By Bill Buckingham
Four months ago I was a squash authority. I was introduced to the game in 2001 when Yale coach Dave Talbott called my office looking for some assistance with a national event he was running that winter. In my capacity as Sports Marketing Director for Greater New Haven, one of my roles was to help sporting event organizers with their tournaments. Despite having little to no knowledge of squash, I told Dave I would meet at his office and see how I could assist. What I also didn’t know was that meeting would dramatically change my life. My office at the time was about a half-mile walk to the Brady Squash Center, but it’s important to know that back in 2001, although it was a beautiful fall day, I drove my car to the meeting.
Like many guys my age, it had been a good number of years since I had been to a gym.
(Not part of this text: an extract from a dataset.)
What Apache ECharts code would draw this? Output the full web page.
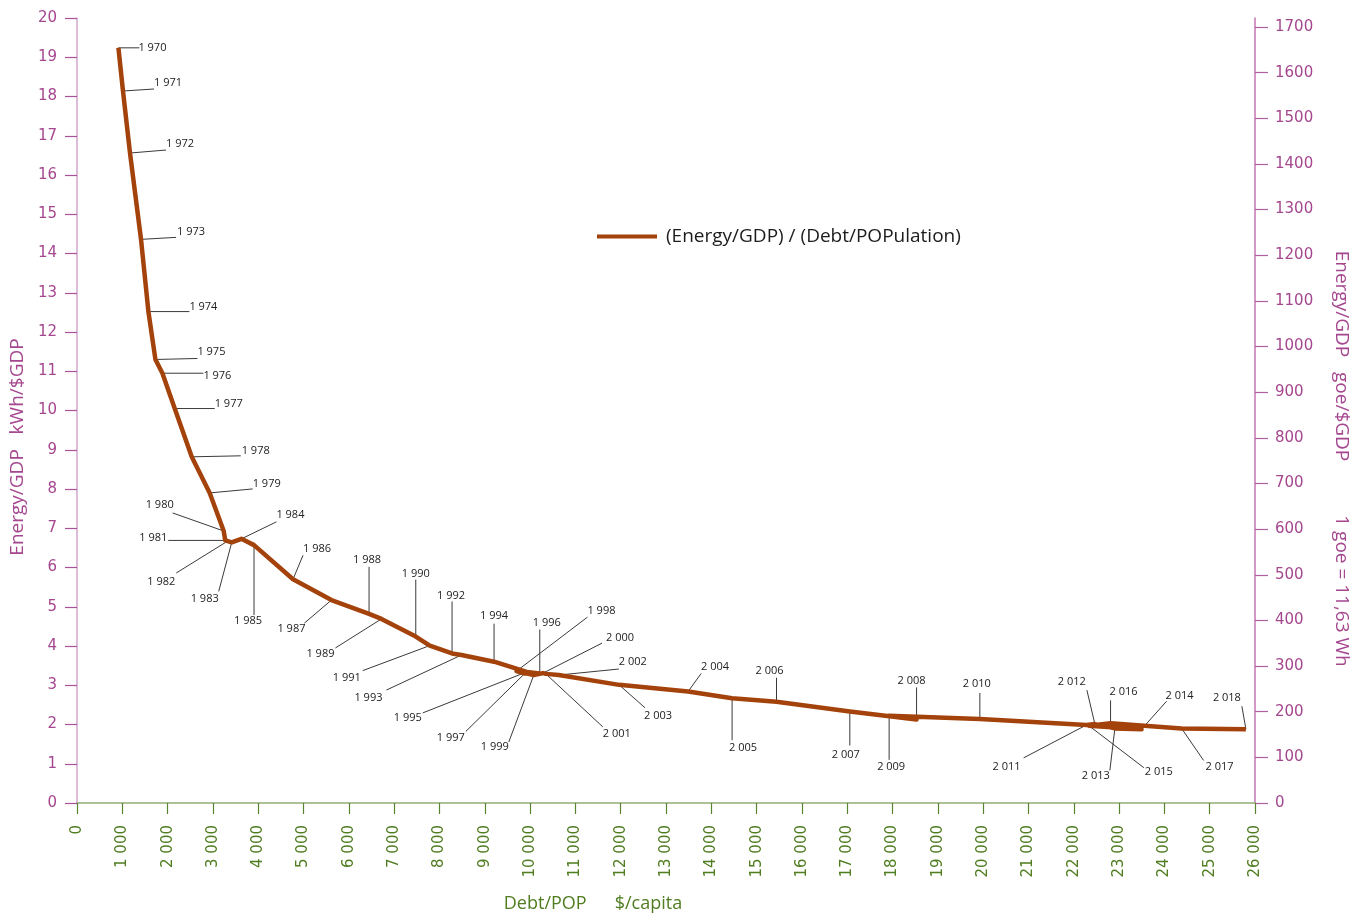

My weight had ballooned to an all-time high of 243 lbs, and the last thing I wanted to do was hoof it up Elm Street to this meeting with some guy I didn’t know to discuss a sport I had little clue about. My goal was to have a quick meeting and get to my favorite deli before they ran out of their meatball parm special. Well, long story short, before leaving the Brady Squash Center that day, Dave had given me a racquet, signed me up for a gym membership and his brother Mark had shown me a few basics of the game on the glass show court. Abhorring treadmills and bicycles, I figured why not give this a shot. I had played tennis when I was younger and had a brief fling with racquetball in my late twenties. How different could squash be, right?
Like many squash neophytes, the first few months were full of aches and pains, stops and starts, and many mornings of barely being able to get out of bed. (I actually considered buying my first pair of velcro-tie sneakers, but couldn’t find any with non-marking soles!) Halfway through my first year I’m fairly certain I set the U40 record for most braces and supports worn on a squash court at one time. I persevered, and within two years was playing five to six nights a week, twelve months a year. Squash had become a huge part of my life, and 45lbs lighter, the Brady Squash Center my second home.
Four years later, extremely confident that I now knew all there was to know about squash, I received a rude awakening when signing on to become the new Membership and Communications Manager for US Squash in New York City. Once again I was a novice, surrounded by co-workers who had grown up with the sport, and any squash knowledge I had paled in comparison to the wealth of experience they possessed. In the past four months I’ve learned more about the game from them than I had in the previous six years.
This past Saturday evening, I once again found myself in the glass court at Yale where my squash life had begun, listening as some of the foremost authorities on the game discussed squash techniques, strategy and philosophies at the 2007 US Squash Coaching Conference. With the responsibility now on my shoulders to communicate the passion we at US Squash have for growing this great game, and why affirming that passion by becoming a US Squash member is so important, I looked around and realized I had something in common with all of these people. No matter what the level of coaching expertise or playing ability, we all shared a love for a sport that had changed our lives.